Thanks guys
@gypaetus
"As to the buyers and sellers, if price is moving upwards on low volume then there is no selling pressure, if price is moving down then there is no buying pressure."
"Just remember that that's for low volume.
When the volume is high and price moves up you have buying pressure and when it moves down there is selling pressure."
This is the part that I am learning.
"And in all instances you have to look at the spread and the close, there are far more subtleties and nuances than those simple sentences but they're useful for starting to understand."

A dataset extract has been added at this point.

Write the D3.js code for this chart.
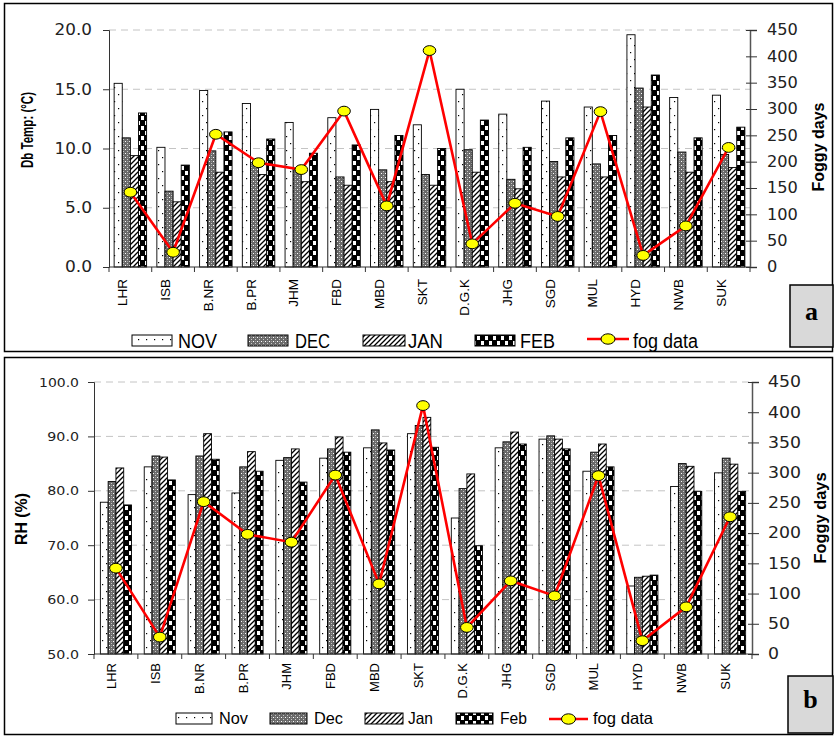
<!DOCTYPE html>
<html><head><meta charset="utf-8">
<script src="https://cdn.jsdelivr.net/npm/d3@7"></script>
<style>body{margin:0;background:#fff} svg{display:block}</style>
</head><body><svg id="c" width="835" height="736"></svg>
<script>
// ---------- DATA ----------
const categories = ["LHR","ISB","B.NR","B.PR","JHM","FBD","MBD","SKT","D.G.K","JHG","SGD","MUL","HYD","NWB","SUK"];
const tempNov = [15.5,10.1,14.9,13.8,12.2,12.6,13.3,12.0,15.0,12.9,14.0,13.5,19.6,14.3,14.5];
const tempDec = [10.9,6.4,9.8,8.8,8.3,7.6,8.2,7.8,9.9,7.4,8.9,8.7,15.1,9.7,9.5];
const tempJan = [9.4,5.5,8.0,7.8,7.2,6.9,7.2,6.9,8.0,6.6,7.6,7.6,13.5,8.0,8.4];
const tempFeb = [13.0,8.6,11.4,10.8,9.6,10.3,11.1,10.0,12.4,10.1,10.9,11.1,16.2,10.9,11.8];
const rhNov = [77.9,84.4,79.3,79.6,85.6,86.0,87.9,90.5,75.0,87.9,89.5,83.6,62.5,80.8,83.3];
const rhDec = [81.7,86.4,86.4,84.4,86.1,87.7,91.2,92.0,80.4,89.0,90.1,87.1,64.1,85.0,86.0];
const rhJan = [84.2,86.2,90.5,87.2,87.7,89.9,88.8,93.5,83.1,90.8,89.5,88.6,64.3,84.5,84.9];
const rhFeb = [77.4,82.0,85.8,83.6,81.6,87.1,87.5,88.0,69.9,88.6,87.7,84.4,64.5,79.9,79.9];
const fogDays = [142,28,252,198,185,296,116,411,44,121,96,295,22,78,227];
const tempTicks = [0,5,10,15,20];
const rhTicks = [50,60,70,80,90,100];
const fogTicks = [0,50,100,150,200,250,300,350,400,450];
const legendTop = ["NOV","DEC","JAN","FEB","fog data"];
const legendBottom = ["Nov","Dec","Jan","Feb","fog data"];

// ---------- SETUP ----------
const svg = d3.select("#c");
const defs = svg.append("defs");
function pat(id,w,h,draw){
  const p = defs.append("pattern").attr("id",id).attr("patternUnits","userSpaceOnUse")
    .attr("width",w).attr("height",h);
  draw(p);
}
pat("pNov",8,14,p=>{
  p.append("rect").attr("width",8).attr("height",14).attr("fill","#fff");
  p.append("rect").attr("x",2).attr("y",3).attr("width",1.2).attr("height",1.2).attr("fill","#000");
  p.append("rect").attr("x",6).attr("y",10).attr("width",1.2).attr("height",1.2).attr("fill","#000");
});
pat("pDec",4,4,p=>{
  p.append("rect").attr("width",4).attr("height",4).attr("fill","#6a6a6a");
  p.append("rect").attr("x",1).attr("y",1).attr("width",1).attr("height",1).attr("fill","#fff");
  p.append("rect").attr("x",3).attr("y",3).attr("width",1).attr("height",1).attr("fill","#c8c8c8");
  p.append("rect").attr("x",3).attr("y",1).attr("width",1).attr("height",1).attr("fill","#9a9a9a");
});
pat("pJan",5,5,p=>{
  p.append("rect").attr("width",5).attr("height",5).attr("fill","#fff");
  p.append("path").attr("d","M0,5L5,0M-1,1L1,-1M4,6L6,4").attr("stroke","#000").attr("stroke-width",1.3);
});
pat("pFeb",8,10,p=>{
  p.append("rect").attr("width",8).attr("height",10).attr("fill","#000");
  p.append("rect").attr("x",1).attr("y",1).attr("width",3).attr("height",4).attr("fill","#fff");
  p.append("rect").attr("x",5).attr("y",6).attr("width",3).attr("height",4).attr("fill","#fff");
});
const fills = ["url(#pNov)","url(#pDec)","url(#pJan)","url(#pFeb)"];

function tl(s,dw,pw){ let n=0; for(const c of s) n += (c==="."?pw:dw); return n; }

function drawPanel(cfg){
  const g = svg.append("g");
  const x = d3.scaleBand().domain(categories).range([cfg.x0,cfg.x1])
      .paddingInner(cfg.pi).paddingOuter(cfg.po);
  const step = (cfg.x1-cfg.x0)/categories.length;
  const xs = d3.scaleBand().domain(d3.range(4)).range([0,x.bandwidth()]);
  const y = d3.scaleLinear().domain(cfg.yDomain).range([cfg.yBot,cfg.yTop]);
  const yr = d3.scaleLinear().domain([0,450]).range([cfg.yBot,cfg.yTop]);

  // grid
  g.append("g").selectAll("line").data(cfg.yTicks.slice(1)).join("line")
    .attr("x1",cfg.x0).attr("x2",cfg.x1).attr("y1",d=>y(d)).attr("y2",d=>y(d))
    .attr("stroke","#c4c4c4").attr("stroke-width",1).attr("stroke-dasharray","7,5");

  // bars
  cfg.series.forEach((vals,si)=>{
    g.append("g").selectAll("rect").data(vals).join("rect")
      .attr("x",(d,i)=>x(categories[i])+xs(si))
      .attr("y",d=>y(d))
      .attr("width",xs.bandwidth())
      .attr("height",d=>cfg.yBot-y(d))
      .attr("fill",fills[si]).attr("stroke","#000").attr("stroke-width",0.9);
  });

  // left axis
  const la = g.append("g").attr("transform",`translate(${cfg.x0},0)`)
    .call(d3.axisLeft(y).tickValues(cfg.yTicks).tickFormat(d3.format(".1f")).tickSize(6).tickPadding(cfg.lpad));
  la.select(".domain").attr("stroke","#333");
  la.selectAll(".tick line").attr("stroke","#333");
  la.selectAll("text").attr("font-family","DejaVu Sans").attr("font-size",cfg.lfs).attr("fill","#222")
    .attr("textLength",function(){return tl(this.textContent,cfg.ldw,cfg.lpw);}).attr("lengthAdjust","spacingAndGlyphs");

  // right axis
  const ra = g.append("g").attr("transform",`translate(${cfg.x1},0)`)
    .call(d3.axisRight(yr).tickValues(fogTicks).tickFormat(d3.format("d")).tickSize(7).tickPadding(cfg.rpad));
  ra.select(".domain").attr("stroke","#555").attr("stroke-width",1.5);
  ra.selectAll(".tick line").attr("x1",-4).attr("stroke","#333");
  ra.selectAll("text").attr("font-family","DejaVu Sans").attr("font-size",cfg.rfs).attr("fill","#222")
    .attr("textLength",function(){return tl(this.textContent,cfg.rdw,cfg.rdw);}).attr("lengthAdjust","spacingAndGlyphs");

  // category axis
  g.append("line").attr("x1",cfg.x0).attr("x2",cfg.x1).attr("y1",cfg.yBot).attr("y2",cfg.yBot)
    .attr("stroke","#333").attr("stroke-width",1.2);
  g.append("g").selectAll("line").data(d3.range(categories.length+1)).join("line")
    .attr("x1",i=>cfg.x0+i*step).attr("x2",i=>cfg.x0+i*step)
    .attr("y1",cfg.yBot).attr("y2",cfg.yBot+5).attr("stroke","#333");
  g.append("g").selectAll("text").data(categories).join("text")
    .attr("transform",d=>`translate(${x(d)+x.bandwidth()/2+cfg.cdx},${cfg.labelY}) rotate(-90)`)
    .attr("text-anchor","end").attr("font-family","Liberation Sans, Arial, sans-serif")
    .attr("font-size",cfg.cfs).attr("fill","#000").text(d=>d);

  // fog line
  const cx = (d,i)=>x(categories[i])+x.bandwidth()/2;
  g.append("path").datum(fogDays)
    .attr("d",d3.line().x(cx).y(d=>yr(d)))
    .attr("fill","none").attr("stroke","#ff0000").attr("stroke-width",2.6);
  g.append("g").selectAll("ellipse").data(fogDays).join("ellipse")
    .attr("cx",cx).attr("cy",d=>yr(d)).attr("rx",6.3).attr("ry",4.9)
    .attr("fill","#ffff00").attr("stroke","#000").attr("stroke-width",1);

  // axis titles
  g.append("text").attr("transform",`translate(${cfg.ltx},${cfg.lty}) rotate(-90)`)
    .attr("text-anchor","middle").attr("font-family","Liberation Sans, Arial, sans-serif")
    .attr("font-weight","bold").attr("font-size",cfg.ltfs).attr("textLength",cfg.ltlen)
    .attr("lengthAdjust","spacingAndGlyphs").text(cfg.ltitle);
  g.append("text").attr("transform",`translate(${cfg.rtx},${cfg.rty}) rotate(-90)`)
    .attr("text-anchor","middle").attr("font-family","Liberation Sans, Arial, sans-serif")
    .attr("font-weight","bold").attr("font-size",16).attr("textLength",cfg.rtlen)
    .attr("lengthAdjust","spacingAndGlyphs").text("Foggy days");

  // legend
  const L = cfg.legend;
  L.sw.forEach((s,i)=>{
    g.append("rect").attr("x",s[0]).attr("y",L.sy).attr("width",s[1]).attr("height",L.sh)
      .attr("fill",fills[i]).attr("stroke","#000").attr("stroke-width",1);
  });
  L.tx.forEach((t,i)=>{
    g.append("text").attr("x",t[0]).attr("y",L.base).attr("font-family","Liberation Sans, Arial, sans-serif")
      .attr("font-size",L.fs).attr("textLength",t[1]).attr("lengthAdjust","spacingAndGlyphs")
      .text(cfg.legendNames[i]);
  });
  g.append("line").attr("x1",L.line[0]).attr("x2",L.line[1]).attr("y1",L.ly).attr("y2",L.ly)
    .attr("stroke","#ff0000").attr("stroke-width",2.6);
  g.append("ellipse").attr("cx",(L.line[0]+L.line[1])/2).attr("cy",L.ly).attr("rx",7).attr("ry",5.2)
    .attr("fill","#ffff00").attr("stroke","#000");

  // panel border and tag box
  g.append("rect").attr("x",cfg.box[0]).attr("y",cfg.box[1]).attr("width",cfg.box[2]).attr("height",cfg.box[3])
    .attr("fill","none").attr("stroke","#000").attr("stroke-width",1.5);
  g.append("rect").attr("x",cfg.tag[0]).attr("y",cfg.tag[1]).attr("width",cfg.tag[2]).attr("height",cfg.tag[3])
    .attr("fill","#d9d9d9").attr("stroke","#000").attr("stroke-width",1.5);
  g.append("text").attr("x",cfg.tag[0]+cfg.tag[2]/2).attr("y",cfg.tagBase).attr("text-anchor","middle")
    .attr("font-family","Liberation Serif, Times New Roman, serif").attr("font-weight","bold")
    .attr("font-size",26).text(cfg.tagText);
}

drawPanel({
  x0:109, x1:750, yTop:30, yBot:267, yDomain:[0,20], yTicks:tempTicks, pi:0.24, po:0.12,
  series:[tempNov,tempDec,tempJan,tempFeb],
  lpad:11, lfs:15, ldw:10.3, lpw:6.5, rpad:10, rfs:15, rdw:10.3,
  labelY:279, cdx:-3, cfs:13.5,
  ltitle:"Db Temp: (°C)", ltx:33, lty:130, ltfs:16, ltlen:76,
  rtx:824, rty:147, rtlen:89,
  legendNames:legendTop,
  legend:{sw:[[132,40],[248,40],[363,42],[475,40]], sy:335, sh:11, base:348, fs:20,
    tx:[[178,39],[295,35],[408,35],[520,35],[633,65]], line:[587,629], ly:339},
  box:[4.5,3.5,828,348], tag:[790,285,43,62], tagBase:320, tagText:"a"
});

drawPanel({
  x0:94, x1:752, yTop:382, yBot:654, yDomain:[50,100], yTicks:rhTicks, pi:0.29, po:0.145,
  series:[rhNov,rhDec,rhJan,rhFeb],
  lpad:9, lfs:13, ldw:8.3, lpw:6.8, rpad:9, rfs:15, rdw:11,
  labelY:663, cdx:0, cfs:13,
  ltitle:"RH (%)", ltx:27, lty:519, ltfs:16, ltlen:52,
  rtx:826, rty:518, rtlen:91,
  legendNames:legendBottom,
  legend:{sw:[[176,36],[270,37],[365,38],[456,37]], sy:713, sh:11, base:724, fs:16.5,
    tx:[[219,29],[314,29],[408,25],[500,27],[593,60]], line:[549,588], ly:719},
  box:[4.5,357.5,828,377], tag:[788,676,45,57], tagBase:708, tagText:"b"
});
</script>
</body></html>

I had an order at 32 on CNB all day yesterday after refusing to buy the open. It sat there all day and the stock dropped to 32.5 a couple of times but refused to go lower. Towards late afternoon there were 1.5mil bidders v. 120k offers when a 90k offer came in at 34.5. I thought that would slow things up a bit but no it was taken in two or three bites almost instantly and the offers were back to just 120k. That was my cue to up my bid to 35 as I knew there was buying pressure. It was in the last couple to go through at that price, closed at 37.5.
In a basic, ideal world you would have rising volume on rising prices with rising spreads on a daily basis. This is virtually what happened with CNB this week.
So, what happened here with this dramatically falling volume on the second breakout bar? Lack of buyers or sellers? And then even less volume with the third spinning top which I would take as bearish due to lack of conviction by buyers and sellers and the first lower wick in 3 days.